— What you have to do —
Retype the whole listing verbatim and keep the pictures out of it.

# Start of Data segment

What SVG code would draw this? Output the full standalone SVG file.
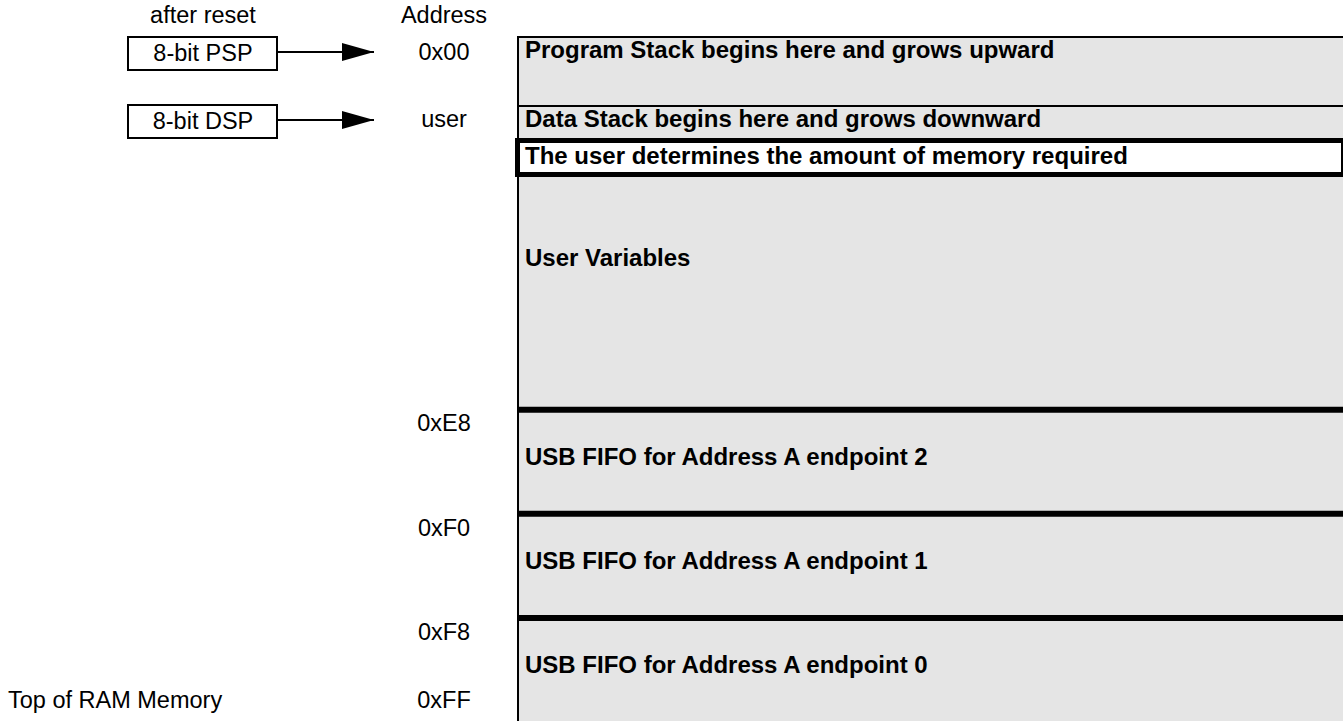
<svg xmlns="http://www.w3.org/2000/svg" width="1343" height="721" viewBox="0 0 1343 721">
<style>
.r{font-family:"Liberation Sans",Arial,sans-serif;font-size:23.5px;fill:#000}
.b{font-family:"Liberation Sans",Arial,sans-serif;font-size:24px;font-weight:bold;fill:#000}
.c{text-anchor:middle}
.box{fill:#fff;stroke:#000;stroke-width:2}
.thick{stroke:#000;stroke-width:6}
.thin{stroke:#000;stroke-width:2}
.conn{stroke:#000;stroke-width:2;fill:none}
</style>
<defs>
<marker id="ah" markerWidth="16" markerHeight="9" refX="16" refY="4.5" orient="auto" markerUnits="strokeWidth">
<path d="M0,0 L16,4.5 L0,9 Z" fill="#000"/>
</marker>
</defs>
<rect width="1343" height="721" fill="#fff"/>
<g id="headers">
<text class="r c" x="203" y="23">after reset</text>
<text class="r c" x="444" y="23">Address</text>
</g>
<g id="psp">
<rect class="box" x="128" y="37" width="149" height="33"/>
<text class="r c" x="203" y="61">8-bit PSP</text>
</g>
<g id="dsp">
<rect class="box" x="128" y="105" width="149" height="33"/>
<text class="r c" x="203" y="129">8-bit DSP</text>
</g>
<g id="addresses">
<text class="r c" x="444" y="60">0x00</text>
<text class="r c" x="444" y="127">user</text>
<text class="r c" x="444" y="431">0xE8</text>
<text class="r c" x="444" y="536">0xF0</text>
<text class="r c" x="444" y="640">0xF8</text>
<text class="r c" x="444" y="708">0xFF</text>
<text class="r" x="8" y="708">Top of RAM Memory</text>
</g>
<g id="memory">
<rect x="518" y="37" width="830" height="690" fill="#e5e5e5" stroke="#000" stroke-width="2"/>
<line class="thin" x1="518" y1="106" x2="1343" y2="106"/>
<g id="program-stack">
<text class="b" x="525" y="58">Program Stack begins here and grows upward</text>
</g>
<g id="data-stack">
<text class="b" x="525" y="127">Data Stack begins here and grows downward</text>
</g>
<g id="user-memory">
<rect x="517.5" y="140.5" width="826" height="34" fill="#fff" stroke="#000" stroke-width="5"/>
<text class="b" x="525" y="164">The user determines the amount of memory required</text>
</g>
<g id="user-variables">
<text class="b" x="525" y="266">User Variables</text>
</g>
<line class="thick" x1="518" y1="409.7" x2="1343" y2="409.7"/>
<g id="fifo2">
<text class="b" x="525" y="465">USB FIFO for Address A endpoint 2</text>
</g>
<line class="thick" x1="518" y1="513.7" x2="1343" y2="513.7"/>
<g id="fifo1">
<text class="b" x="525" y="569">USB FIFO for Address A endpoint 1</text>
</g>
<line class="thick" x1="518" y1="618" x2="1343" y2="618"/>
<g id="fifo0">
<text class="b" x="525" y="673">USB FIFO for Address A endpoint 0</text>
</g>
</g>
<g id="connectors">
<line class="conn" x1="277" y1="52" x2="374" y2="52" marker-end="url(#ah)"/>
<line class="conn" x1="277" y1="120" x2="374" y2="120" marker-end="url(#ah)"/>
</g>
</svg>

# End of Data segment

— Full response —
What SVG code would draw this? Output the full standalone SVG file.
<svg xmlns="http://www.w3.org/2000/svg" width="1343" height="721" viewBox="0 0 1343 721">
<style>
.r{font-family:"Liberation Sans",Arial,sans-serif;font-size:23.5px;fill:#000}
.b{font-family:"Liberation Sans",Arial,sans-serif;font-size:24px;font-weight:bold;fill:#000}
.c{text-anchor:middle}
.box{fill:#fff;stroke:#000;stroke-width:2}
.thick{stroke:#000;stroke-width:6}
.thin{stroke:#000;stroke-width:2}
.conn{stroke:#000;stroke-width:2;fill:none}
</style>
<defs>
<marker id="ah" markerWidth="16" markerHeight="9" refX="16" refY="4.5" orient="auto" markerUnits="strokeWidth">
<path d="M0,0 L16,4.5 L0,9 Z" fill="#000"/>
</marker>
</defs>
<rect width="1343" height="721" fill="#fff"/>
<g id="headers">
<text class="r c" x="203" y="23">after reset</text>
<text class="r c" x="444" y="23">Address</text>
</g>
<g id="psp">
<rect class="box" x="128" y="37" width="149" height="33"/>
<text class="r c" x="203" y="61">8-bit PSP</text>
</g>
<g id="dsp">
<rect class="box" x="128" y="105" width="149" height="33"/>
<text class="r c" x="203" y="129">8-bit DSP</text>
</g>
<g id="addresses">
<text class="r c" x="444" y="60">0x00</text>
<text class="r c" x="444" y="127">user</text>
<text class="r c" x="444" y="431">0xE8</text>
<text class="r c" x="444" y="536">0xF0</text>
<text class="r c" x="444" y="640">0xF8</text>
<text class="r c" x="444" y="708">0xFF</text>
<text class="r" x="8" y="708">Top of RAM Memory</text>
</g>
<g id="memory">
<rect x="518" y="37" width="830" height="690" fill="#e5e5e5" stroke="#000" stroke-width="2"/>
<line class="thin" x1="518" y1="106" x2="1343" y2="106"/>
<g id="program-stack">
<text class="b" x="525" y="58">Program Stack begins here and grows upward</text>
</g>
<g id="data-stack">
<text class="b" x="525" y="127">Data Stack begins here and grows downward</text>
</g>
<g id="user-memory">
<rect x="517.5" y="140.5" width="826" height="34" fill="#fff" stroke="#000" stroke-width="5"/>
<text class="b" x="525" y="164">The user determines the amount of memory required</text>
</g>
<g id="user-variables">
<text class="b" x="525" y="266">User Variables</text>
</g>
<line class="thick" x1="518" y1="409.7" x2="1343" y2="409.7"/>
<g id="fifo2">
<text class="b" x="525" y="465">USB FIFO for Address A endpoint 2</text>
</g>
<line class="thick" x1="518" y1="513.7" x2="1343" y2="513.7"/>
<g id="fifo1">
<text class="b" x="525" y="569">USB FIFO for Address A endpoint 1</text>
</g>
<line class="thick" x1="518" y1="618" x2="1343" y2="618"/>
<g id="fifo0">
<text class="b" x="525" y="673">USB FIFO for Address A endpoint 0</text>
</g>
</g>
<g id="connectors">
<line class="conn" x1="277" y1="52" x2="374" y2="52" marker-end="url(#ah)"/>
<line class="conn" x1="277" y1="120" x2="374" y2="120" marker-end="url(#ah)"/>
</g>
</svg>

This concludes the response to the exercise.